The Insider

updated 10/10/1994 AT 01:00 AM EDT

originally published 10/10/1994 AT 01:00 AM EDT


If Jackson Browne thought the media took him to task in 1992 after his soon-to-be-ex-girlfriend Daryl Hannah accused him of physically abusing her, wait till he hears how old pal Joni Mitchell treats him on "Not to Blame," a song from her next album, Turbulent Indigo, which Reprise Records will release on Oct. 25.

Though Mitchell never mentions either Browne or Hannah by name, a source tells us Mitchell had the pair in mind when she wrote the tune. "The story hit the news," the song begins, "From coast to coast/ They said you beat the girl/ You loved the most/ Your charitable acts/ Seemed out of place/ With the beauty/ With your fist marks on her face." (Browne is known for his involvement in benefit concerts for various causes.) The song ends with references to the abuser's first wife committing suicide and leaving behind a young son—as Browne's wife, Phyllis Major, did in 1976.

Hannah and Browne both declined comment. Mitchell says only that the song is meant to support "battered women everywhere."


With Burt Reynolds' autobiography, My Life, due out this week, could a book by ex-wife Loni Anderson be far behind? Well, Anderson's literary agent, Sterling Lord, tells us that when the couple split, Anderson "was offered a lot of money to do a book. She wasn't in the frame of mind then. She is now." So he's been shopping an Anderson bio around New York City. Lord says that unlike Reynolds, who doesn't address details of the couple's recent divorce in his book, Anderson "has no hesitation talking about it." Lord adds that her attitude toward Reynolds "is not one of bitterness."

And, though they're battling each other in court over parental and financial issues, Reynolds says he wishes Anderson well and hopes her book "makes a lot of money."


Singer Luther Vandross will go to any lengths to get the right backup singer.
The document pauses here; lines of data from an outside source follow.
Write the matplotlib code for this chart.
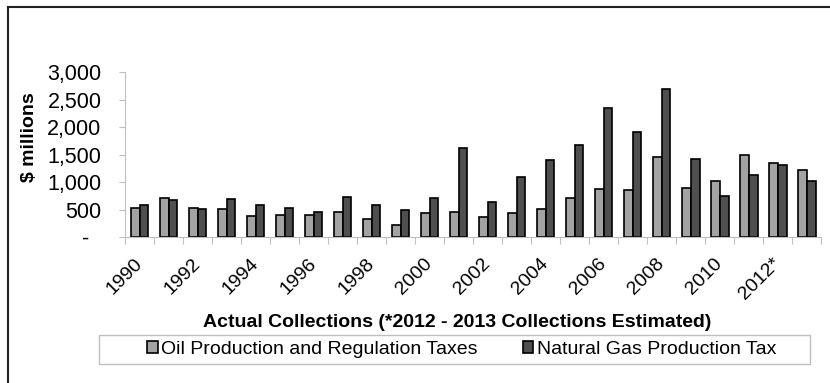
import numpy as np
import matplotlib.pyplot as plt
from matplotlib.lines import Line2D
from matplotlib.patches import Rectangle
from matplotlib.ticker import FuncFormatter

plt.rcParams['font.family'] = ['Liberation Sans', 'DejaVu Sans']

years = [str(y) for y in range(1990, 2014)]
tick_labels = ['1990', '1992', '1994', '1996', '1998', '2000',
               '2002', '2004', '2006', '2008', '2010', '2012*']
oil_taxes = [533, 709, 527, 509, 376, 394, 394, 455, 321, 224,
             430, 461, 358, 442, 509, 703, 879, 848, 1448, 897,
             1024, 1485, 1339, 1212]
gas_tax = [576, 679, 509, 697, 576, 527, 461, 727, 588, 497,
           715, 1612, 642, 1091, 1406, 1667, 2351, 1909, 2691, 1424,
           739, 1121, 1309, 1012]

fig = plt.figure(figsize=(8.3, 3.83), dpi=100)
ax = fig.add_axes([0.1506, 0.381, 0.839, 0.431])

x = np.arange(len(years))
w = 0.3
ax.bar(x - w / 2, oil_taxes, w, color='#a3a3a3', edgecolor='black',
       linewidth=1.2, label='Oil Production and Regulation Taxes')
ax.bar(x + w / 2, gas_tax, w, color='#4f4f4f', edgecolor='black',
       linewidth=1.2, label='Natural Gas Production Tax')

ax.set_xlim(-0.5, len(years) - 0.5)
ax.set_ylim(0, 3000)
ax.set_yticks(np.arange(0, 3001, 500))
# accounting style: zero shown as a dash
ax.yaxis.set_major_formatter(FuncFormatter(
    lambda v, p: '-  ' if v == 0 else f'{int(v):,}'))
ax.tick_params(axis='y', labelsize=15.5, length=4, color='#bfbfbf', pad=13)

# tick marks on the category boundaries, year labels under every other group
ax.set_xticks(np.arange(-0.5, len(years), 1))
ax.set_xticklabels([])
ax.tick_params(axis='x', length=5, color='#bfbfbf')
for i, lab in enumerate(tick_labels):
    ax.text(2 * i, -0.145, lab, rotation=45, ha='right', va='center',
            rotation_mode='anchor', fontsize=14,
            transform=ax.get_xaxis_transform())

for side in ['top', 'right']:
    ax.spines[side].set_visible(False)
ax.spines['left'].set_color('#bfbfbf')
ax.spines['bottom'].set_color('#bfbfbf')

ax.set_ylabel('$ millions', fontsize=14, fontweight='bold')
ax.yaxis.set_label_coords(-0.125, 0.606)
fig.text(0.551, 0.159, 'Actual Collections (*2012 - 2013 Collections Estimated)',
         ha='center', va='center', fontsize=14, fontweight='bold')

# legend box is wider than its entries
fig.add_artist(Rectangle((0.1193, 0.0496), 0.8566, 0.0757, fill=False,
                         edgecolor='#bfbfbf', lw=1.0,
                         transform=fig.transFigure))
leg = fig.legend(loc='center left', bbox_to_anchor=(0.177, 0.088), ncol=2,
                 frameon=False, fontsize=14,
                 handlelength=0.55, handleheight=0.6, handletextpad=0.2,
                 columnspacing=2.3, borderpad=0, borderaxespad=0)

# outer frame on the top and left edges
fig.add_artist(Line2D([0.0096, 0.0096], [0, 0.982], color='#222222', lw=1.5,
                      transform=fig.transFigure))
fig.add_artist(Line2D([0.0096, 1.0], [0.982, 0.982], color='#222222', lw=1.5,
                      transform=fig.transFigure))

fig.savefig('out.png', dpi=100)
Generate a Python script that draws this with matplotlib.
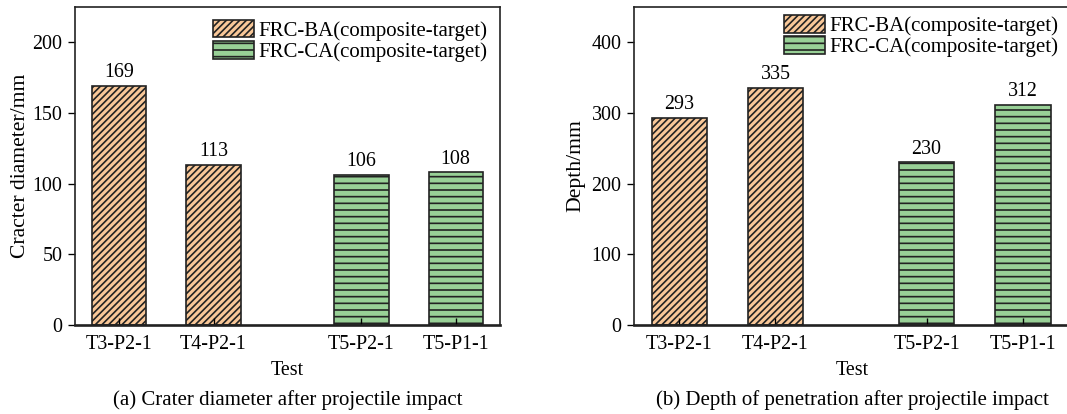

He wanted longtime colleague Lisa Fischer to accompany him at the Sept. 13 taping of his upcoming PBS special in London—and wouldn't take no for an answer.

Fischer had already signed on to tour as a backup singer for the Rolling Stones and was set to appear in Chicago on Sept. 12 and in Denver on Sept. 15. Undeterred, Vandross arranged for a private jet to take Fischer from Chicago to London and bring her back to Denver on Sept. 14. The tab: one week's salary for Fischer and more than $60,000 for the plane.